## DATASET CONTENT
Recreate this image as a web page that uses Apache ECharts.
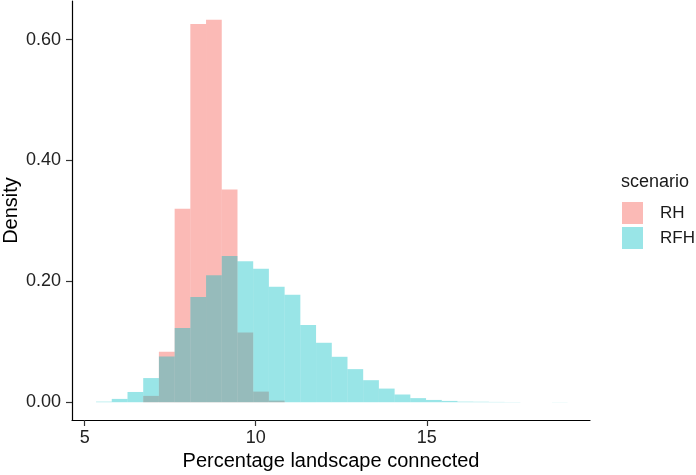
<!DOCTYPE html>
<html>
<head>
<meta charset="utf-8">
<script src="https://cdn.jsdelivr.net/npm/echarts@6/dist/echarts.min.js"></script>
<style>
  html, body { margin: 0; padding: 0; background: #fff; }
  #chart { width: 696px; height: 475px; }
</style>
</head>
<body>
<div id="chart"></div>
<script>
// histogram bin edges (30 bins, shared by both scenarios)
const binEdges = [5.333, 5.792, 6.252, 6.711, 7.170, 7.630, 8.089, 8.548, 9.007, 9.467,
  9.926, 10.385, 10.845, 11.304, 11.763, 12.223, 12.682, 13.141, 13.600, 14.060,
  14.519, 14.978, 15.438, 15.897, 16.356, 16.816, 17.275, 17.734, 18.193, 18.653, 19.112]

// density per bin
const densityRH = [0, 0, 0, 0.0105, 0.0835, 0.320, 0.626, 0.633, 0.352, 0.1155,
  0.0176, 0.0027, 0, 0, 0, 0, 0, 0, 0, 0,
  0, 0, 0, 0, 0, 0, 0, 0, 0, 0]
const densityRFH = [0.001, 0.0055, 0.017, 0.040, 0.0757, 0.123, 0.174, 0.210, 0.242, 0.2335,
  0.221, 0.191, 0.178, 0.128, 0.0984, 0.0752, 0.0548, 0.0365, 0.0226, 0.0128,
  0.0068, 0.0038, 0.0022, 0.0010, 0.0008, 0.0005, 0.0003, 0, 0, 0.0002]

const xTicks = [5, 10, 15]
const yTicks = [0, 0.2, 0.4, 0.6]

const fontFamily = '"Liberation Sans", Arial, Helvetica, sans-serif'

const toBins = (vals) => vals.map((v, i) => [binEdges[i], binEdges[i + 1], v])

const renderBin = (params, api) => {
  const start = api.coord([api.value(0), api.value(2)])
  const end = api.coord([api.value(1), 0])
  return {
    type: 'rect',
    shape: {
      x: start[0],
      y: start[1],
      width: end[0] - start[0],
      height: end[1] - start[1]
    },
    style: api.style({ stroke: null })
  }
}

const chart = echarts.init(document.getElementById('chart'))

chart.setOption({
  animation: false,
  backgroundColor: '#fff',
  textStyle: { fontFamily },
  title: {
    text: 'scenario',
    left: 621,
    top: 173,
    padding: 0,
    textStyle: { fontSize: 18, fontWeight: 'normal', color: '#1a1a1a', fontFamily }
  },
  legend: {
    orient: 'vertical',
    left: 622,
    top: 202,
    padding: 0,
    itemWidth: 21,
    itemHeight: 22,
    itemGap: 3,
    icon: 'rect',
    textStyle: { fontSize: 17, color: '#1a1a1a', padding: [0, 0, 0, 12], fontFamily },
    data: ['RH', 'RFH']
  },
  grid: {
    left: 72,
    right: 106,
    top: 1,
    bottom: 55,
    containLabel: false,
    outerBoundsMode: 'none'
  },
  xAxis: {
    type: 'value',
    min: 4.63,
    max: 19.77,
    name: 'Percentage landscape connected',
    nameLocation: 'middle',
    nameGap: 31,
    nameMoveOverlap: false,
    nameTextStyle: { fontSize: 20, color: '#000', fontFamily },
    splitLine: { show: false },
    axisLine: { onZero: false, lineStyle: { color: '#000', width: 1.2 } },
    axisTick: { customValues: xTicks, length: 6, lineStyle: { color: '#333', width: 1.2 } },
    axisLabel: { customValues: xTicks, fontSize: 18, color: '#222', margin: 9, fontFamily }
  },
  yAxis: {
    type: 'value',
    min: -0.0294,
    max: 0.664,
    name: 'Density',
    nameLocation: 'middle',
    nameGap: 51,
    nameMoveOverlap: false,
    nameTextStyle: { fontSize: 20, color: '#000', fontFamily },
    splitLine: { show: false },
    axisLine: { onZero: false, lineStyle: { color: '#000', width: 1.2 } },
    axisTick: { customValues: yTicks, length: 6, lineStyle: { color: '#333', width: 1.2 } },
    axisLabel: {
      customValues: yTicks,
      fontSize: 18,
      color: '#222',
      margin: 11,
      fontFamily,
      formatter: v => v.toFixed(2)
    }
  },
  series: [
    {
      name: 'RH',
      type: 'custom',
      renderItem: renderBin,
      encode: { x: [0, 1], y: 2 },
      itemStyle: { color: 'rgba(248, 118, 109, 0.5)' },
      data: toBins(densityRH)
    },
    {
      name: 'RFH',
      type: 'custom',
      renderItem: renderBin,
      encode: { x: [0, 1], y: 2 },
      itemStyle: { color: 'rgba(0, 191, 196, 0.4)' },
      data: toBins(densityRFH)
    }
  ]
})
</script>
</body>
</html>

## GIVEN INSTRUCTION
From the first line above through the line containing "18.193, 18.653, 19.112]", copy everything exactly, without the pictures.

## WRITTEN ANSWER
Recreate this image as a web page that uses Apache ECharts.
<!DOCTYPE html>
<html>
<head>
<meta charset="utf-8">
<script src="https://cdn.jsdelivr.net/npm/echarts@6/dist/echarts.min.js"></script>
<style>
  html, body { margin: 0; padding: 0; background: #fff; }
  #chart { width: 696px; height: 475px; }
</style>
</head>
<body>
<div id="chart"></div>
<script>
// histogram bin edges (30 bins, shared by both scenarios)
const binEdges = [5.333, 5.792, 6.252, 6.711, 7.170, 7.630, 8.089, 8.548, 9.007, 9.467,
  9.926, 10.385, 10.845, 11.304, 11.763, 12.223, 12.682, 13.141, 13.600, 14.060,
  14.519, 14.978, 15.438, 15.897, 16.356, 16.816, 17.275, 17.734, 18.193, 18.653, 19.112]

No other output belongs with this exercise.